The genera Empogona, Sericanthe, and Tricalysia are closely related (Arriola et al., 2018), and the species of Empogona (Tosh et al., 2009) and Sericanthe (Robbrecht, 1978) were once included in Tricalysia. Perhaps it is therefore not so surprising to find leaf endophytes in these genera. The difference between Sericanthe on the one hand and Empogona and Tricalysia on the other, is that the former has leaf nodules, while the latter do not. A next step would be to investigate additional species of Empogona and Tricalysia to elucidate the true extent of leaf symbiosis in these two genera and to find out whether leaf symbiosis has any phylogenetic signal. Another observation worth investigating is that all tree genera are related to Diplospora (Arriola et al., 2018) and Discospermum Dalzell (Tosh et al., 2009). However, the major difference is that these two genera are found in (sub)tropical Asia, while the other three genera (Empogona, Sericanthe, and Tricalysia) are exclusively found in continental Africa and Madagascar (POWO, 2023).

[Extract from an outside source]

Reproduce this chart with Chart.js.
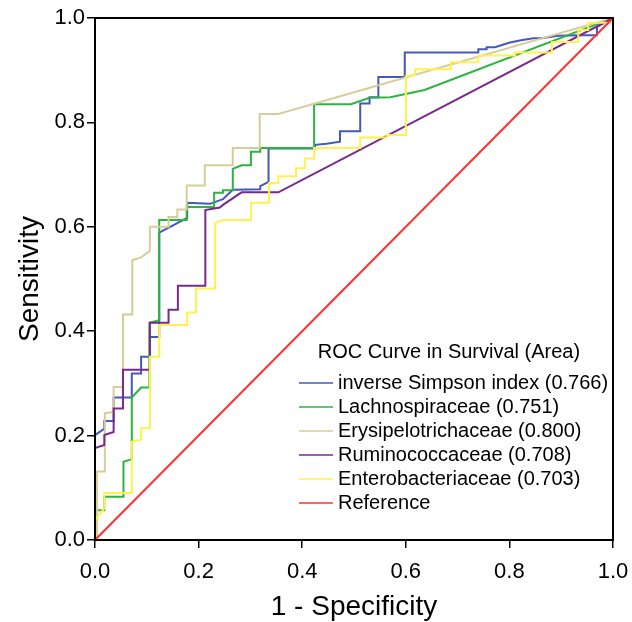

So far, the nodulated symbiosis is predominantly found in Africa (except for a few noduled Pavetta species in (sub)tropical Asia) and non-nodulated symbiosis is even restricted to that area. A broader screening of the Coffeeae tribe would therefore be useful to demonstrate the presence or absence of a geographic pattern in leaf symbiosis. However, for this, a new phylogenetic framework of the Coffeeae is needed, which shows the relationships between the different genera and onto which the character “leaf symbiosis” can then be plotted.